> [Given problem]: Taking the data below, please print only the lines from the line holding "Convert this chart to matplotlib code." to the line holding "plt.rcParams['font.family'] = ['Lato', 'DejaVu", inclusive, with pictures omitted.

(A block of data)

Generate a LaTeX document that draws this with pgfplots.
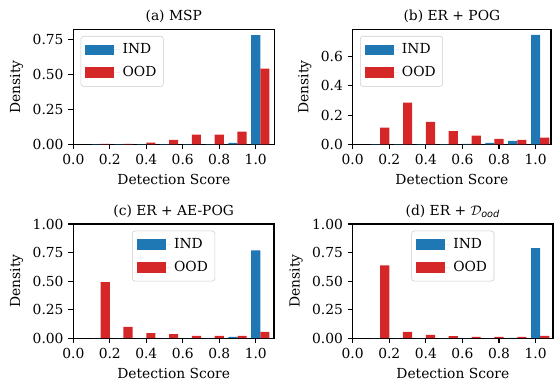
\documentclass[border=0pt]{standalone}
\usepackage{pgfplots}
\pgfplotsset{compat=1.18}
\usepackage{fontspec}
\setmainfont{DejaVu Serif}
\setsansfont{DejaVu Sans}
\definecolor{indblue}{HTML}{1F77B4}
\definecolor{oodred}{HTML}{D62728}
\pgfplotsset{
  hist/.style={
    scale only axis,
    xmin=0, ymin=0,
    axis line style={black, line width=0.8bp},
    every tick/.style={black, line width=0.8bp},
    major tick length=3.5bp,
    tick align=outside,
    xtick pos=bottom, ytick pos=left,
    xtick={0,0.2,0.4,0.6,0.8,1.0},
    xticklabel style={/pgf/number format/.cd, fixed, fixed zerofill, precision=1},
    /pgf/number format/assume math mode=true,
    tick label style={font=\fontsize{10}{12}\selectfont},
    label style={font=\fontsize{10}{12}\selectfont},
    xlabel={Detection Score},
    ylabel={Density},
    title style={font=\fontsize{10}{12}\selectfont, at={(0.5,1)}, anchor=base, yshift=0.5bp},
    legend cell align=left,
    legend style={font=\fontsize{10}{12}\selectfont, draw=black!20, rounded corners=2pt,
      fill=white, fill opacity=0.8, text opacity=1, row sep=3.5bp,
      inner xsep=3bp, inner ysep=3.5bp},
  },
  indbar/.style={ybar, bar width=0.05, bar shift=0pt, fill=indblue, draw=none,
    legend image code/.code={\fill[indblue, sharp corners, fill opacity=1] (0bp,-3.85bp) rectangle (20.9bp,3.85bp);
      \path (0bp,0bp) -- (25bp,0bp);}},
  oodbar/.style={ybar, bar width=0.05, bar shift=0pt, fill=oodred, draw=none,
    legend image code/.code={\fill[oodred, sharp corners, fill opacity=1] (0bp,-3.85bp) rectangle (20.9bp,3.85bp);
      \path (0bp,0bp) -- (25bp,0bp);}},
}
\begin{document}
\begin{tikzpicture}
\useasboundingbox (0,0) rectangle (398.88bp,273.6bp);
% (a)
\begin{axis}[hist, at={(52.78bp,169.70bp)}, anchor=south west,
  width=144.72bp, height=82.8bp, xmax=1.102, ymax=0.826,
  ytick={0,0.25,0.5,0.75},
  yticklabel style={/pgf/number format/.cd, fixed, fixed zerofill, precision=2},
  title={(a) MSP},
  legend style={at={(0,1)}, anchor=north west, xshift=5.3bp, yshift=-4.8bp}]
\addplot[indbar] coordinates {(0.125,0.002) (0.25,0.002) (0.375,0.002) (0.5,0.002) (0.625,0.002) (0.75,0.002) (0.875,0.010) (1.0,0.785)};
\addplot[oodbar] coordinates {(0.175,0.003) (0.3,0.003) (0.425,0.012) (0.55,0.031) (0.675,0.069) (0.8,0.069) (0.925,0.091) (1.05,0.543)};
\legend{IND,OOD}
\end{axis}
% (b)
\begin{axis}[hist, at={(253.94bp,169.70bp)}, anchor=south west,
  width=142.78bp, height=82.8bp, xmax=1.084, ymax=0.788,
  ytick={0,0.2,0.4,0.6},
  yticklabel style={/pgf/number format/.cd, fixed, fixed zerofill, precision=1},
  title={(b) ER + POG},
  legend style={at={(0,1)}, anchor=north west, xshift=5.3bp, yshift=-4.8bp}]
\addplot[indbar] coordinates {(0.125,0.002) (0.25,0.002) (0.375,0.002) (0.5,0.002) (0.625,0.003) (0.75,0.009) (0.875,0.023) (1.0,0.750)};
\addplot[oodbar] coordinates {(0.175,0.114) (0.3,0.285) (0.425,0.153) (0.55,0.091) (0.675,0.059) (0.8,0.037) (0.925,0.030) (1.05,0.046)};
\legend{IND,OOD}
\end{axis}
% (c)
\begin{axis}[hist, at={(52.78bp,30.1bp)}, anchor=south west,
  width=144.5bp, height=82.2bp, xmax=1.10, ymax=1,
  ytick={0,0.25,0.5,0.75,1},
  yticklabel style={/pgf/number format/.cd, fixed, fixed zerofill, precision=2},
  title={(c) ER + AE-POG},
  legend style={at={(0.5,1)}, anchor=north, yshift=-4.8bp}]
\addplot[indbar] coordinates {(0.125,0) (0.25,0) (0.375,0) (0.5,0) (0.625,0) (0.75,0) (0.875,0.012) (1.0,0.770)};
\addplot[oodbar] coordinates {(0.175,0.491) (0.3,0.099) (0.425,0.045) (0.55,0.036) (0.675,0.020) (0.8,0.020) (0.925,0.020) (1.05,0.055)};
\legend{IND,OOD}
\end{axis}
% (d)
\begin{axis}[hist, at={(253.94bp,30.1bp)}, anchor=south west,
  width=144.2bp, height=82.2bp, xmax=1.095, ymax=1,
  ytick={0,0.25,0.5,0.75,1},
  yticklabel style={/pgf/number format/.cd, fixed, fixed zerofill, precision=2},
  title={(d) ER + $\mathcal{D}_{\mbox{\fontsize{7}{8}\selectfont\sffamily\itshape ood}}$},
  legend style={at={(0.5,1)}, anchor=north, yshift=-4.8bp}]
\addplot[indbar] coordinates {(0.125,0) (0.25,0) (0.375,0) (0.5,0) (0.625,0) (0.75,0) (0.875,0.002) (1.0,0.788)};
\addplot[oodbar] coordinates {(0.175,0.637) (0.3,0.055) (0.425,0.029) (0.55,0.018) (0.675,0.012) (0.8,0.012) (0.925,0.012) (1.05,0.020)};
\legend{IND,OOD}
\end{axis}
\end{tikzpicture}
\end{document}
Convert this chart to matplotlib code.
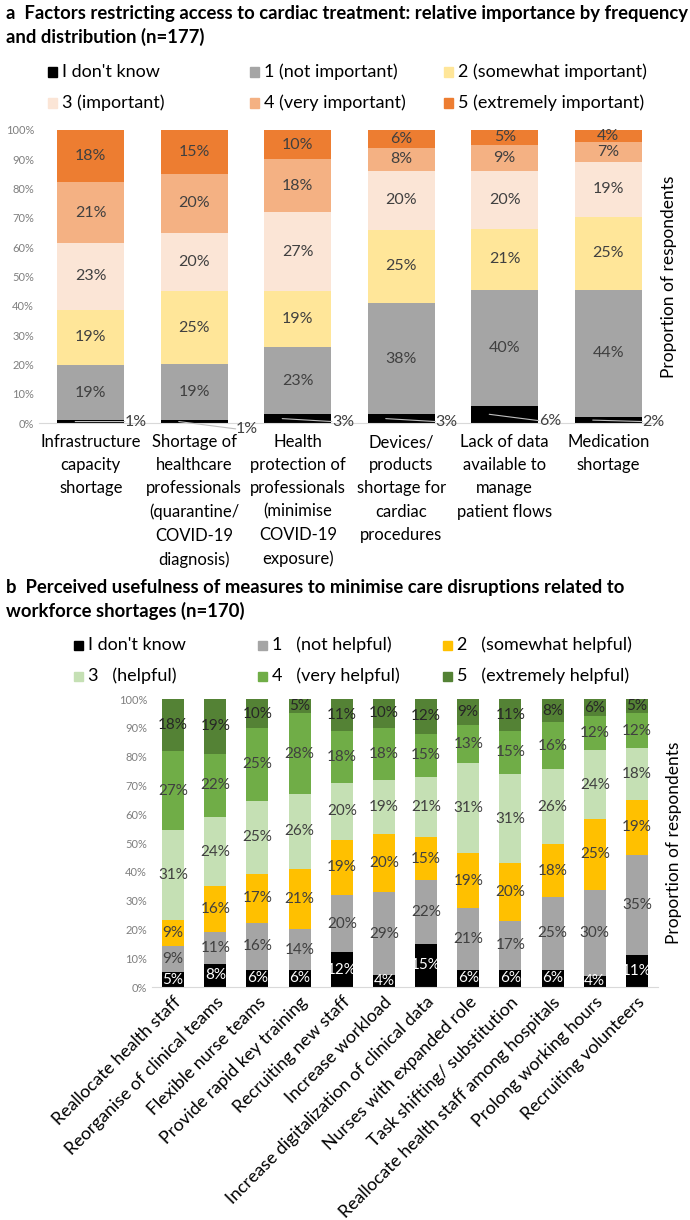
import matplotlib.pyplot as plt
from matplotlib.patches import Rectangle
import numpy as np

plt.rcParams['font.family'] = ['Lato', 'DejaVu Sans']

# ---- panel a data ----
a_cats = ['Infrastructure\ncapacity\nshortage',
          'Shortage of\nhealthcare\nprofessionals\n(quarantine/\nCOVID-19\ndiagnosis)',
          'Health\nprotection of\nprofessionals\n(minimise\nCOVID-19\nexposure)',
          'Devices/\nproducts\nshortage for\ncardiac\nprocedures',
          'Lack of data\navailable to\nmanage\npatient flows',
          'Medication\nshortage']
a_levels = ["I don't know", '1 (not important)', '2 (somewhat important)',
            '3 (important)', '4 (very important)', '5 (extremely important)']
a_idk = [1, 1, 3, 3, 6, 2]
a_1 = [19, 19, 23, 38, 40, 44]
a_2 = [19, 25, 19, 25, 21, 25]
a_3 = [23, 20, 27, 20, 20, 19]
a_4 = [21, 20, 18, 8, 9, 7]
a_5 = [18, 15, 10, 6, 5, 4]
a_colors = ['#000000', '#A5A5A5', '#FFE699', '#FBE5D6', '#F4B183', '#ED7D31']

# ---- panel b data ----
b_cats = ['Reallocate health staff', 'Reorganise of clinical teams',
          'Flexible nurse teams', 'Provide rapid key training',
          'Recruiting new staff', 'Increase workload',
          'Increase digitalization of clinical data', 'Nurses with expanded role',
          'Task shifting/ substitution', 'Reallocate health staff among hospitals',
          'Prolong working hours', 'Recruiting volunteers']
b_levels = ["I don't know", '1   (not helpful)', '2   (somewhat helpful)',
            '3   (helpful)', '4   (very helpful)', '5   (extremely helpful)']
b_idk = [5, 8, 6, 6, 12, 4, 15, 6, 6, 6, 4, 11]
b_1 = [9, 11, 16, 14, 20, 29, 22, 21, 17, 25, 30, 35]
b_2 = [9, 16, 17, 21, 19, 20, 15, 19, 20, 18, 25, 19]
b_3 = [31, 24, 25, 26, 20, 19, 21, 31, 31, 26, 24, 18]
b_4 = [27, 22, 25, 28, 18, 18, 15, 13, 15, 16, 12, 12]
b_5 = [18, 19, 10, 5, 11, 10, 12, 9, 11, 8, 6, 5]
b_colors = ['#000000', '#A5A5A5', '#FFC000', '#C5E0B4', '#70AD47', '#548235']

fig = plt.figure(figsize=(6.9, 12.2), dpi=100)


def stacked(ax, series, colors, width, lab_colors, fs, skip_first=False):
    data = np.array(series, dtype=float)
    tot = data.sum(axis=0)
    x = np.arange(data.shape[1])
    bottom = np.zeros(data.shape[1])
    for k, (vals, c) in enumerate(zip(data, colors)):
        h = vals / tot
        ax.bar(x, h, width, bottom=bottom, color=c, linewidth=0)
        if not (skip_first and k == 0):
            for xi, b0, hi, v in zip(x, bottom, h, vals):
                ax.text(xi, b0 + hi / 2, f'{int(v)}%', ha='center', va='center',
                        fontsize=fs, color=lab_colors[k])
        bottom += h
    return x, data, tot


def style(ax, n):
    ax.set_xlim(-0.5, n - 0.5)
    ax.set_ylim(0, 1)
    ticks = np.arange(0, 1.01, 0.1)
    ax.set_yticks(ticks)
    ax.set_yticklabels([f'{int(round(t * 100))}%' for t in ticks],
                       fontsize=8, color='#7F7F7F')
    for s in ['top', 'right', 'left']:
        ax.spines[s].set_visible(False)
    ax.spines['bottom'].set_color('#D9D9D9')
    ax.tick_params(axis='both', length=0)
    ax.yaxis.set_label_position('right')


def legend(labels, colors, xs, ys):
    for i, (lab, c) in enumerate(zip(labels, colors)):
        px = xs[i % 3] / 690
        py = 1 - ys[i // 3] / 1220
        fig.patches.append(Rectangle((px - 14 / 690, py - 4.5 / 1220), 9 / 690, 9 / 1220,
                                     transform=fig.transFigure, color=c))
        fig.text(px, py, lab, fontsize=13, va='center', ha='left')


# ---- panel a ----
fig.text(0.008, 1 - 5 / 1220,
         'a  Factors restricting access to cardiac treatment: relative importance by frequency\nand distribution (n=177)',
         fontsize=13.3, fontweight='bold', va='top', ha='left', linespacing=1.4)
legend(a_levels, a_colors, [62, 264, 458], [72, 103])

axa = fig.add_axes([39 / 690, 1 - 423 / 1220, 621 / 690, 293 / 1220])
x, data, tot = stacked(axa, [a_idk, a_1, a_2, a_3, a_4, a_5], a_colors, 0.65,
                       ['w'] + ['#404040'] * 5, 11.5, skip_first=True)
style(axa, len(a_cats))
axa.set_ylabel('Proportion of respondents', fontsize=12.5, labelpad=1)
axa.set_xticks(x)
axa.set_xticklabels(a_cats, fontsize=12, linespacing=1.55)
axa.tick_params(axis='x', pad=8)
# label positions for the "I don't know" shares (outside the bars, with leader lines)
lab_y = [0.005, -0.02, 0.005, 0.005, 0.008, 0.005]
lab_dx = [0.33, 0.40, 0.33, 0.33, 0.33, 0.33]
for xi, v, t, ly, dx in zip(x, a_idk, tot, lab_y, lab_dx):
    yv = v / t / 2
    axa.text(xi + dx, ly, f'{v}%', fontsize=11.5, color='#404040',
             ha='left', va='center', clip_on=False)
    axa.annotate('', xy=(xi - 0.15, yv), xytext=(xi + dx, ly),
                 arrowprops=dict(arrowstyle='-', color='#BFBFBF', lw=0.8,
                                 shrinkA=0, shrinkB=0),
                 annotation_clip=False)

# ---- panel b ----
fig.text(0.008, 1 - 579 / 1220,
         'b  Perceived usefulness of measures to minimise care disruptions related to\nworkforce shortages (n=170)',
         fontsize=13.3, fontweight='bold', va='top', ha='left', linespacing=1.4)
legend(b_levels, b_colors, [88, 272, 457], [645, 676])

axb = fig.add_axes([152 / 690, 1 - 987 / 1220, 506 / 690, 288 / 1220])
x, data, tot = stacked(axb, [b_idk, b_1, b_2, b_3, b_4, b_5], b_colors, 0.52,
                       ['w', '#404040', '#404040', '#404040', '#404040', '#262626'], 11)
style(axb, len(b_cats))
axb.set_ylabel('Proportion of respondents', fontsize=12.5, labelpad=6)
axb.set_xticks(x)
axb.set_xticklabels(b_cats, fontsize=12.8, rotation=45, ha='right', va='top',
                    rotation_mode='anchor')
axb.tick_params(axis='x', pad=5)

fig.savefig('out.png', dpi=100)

> [Output]:
Convert this chart to matplotlib code.
import matplotlib.pyplot as plt
from matplotlib.patches import Rectangle
import numpy as np

plt.rcParams['font.family'] = ['Lato', 'DejaVu Sans']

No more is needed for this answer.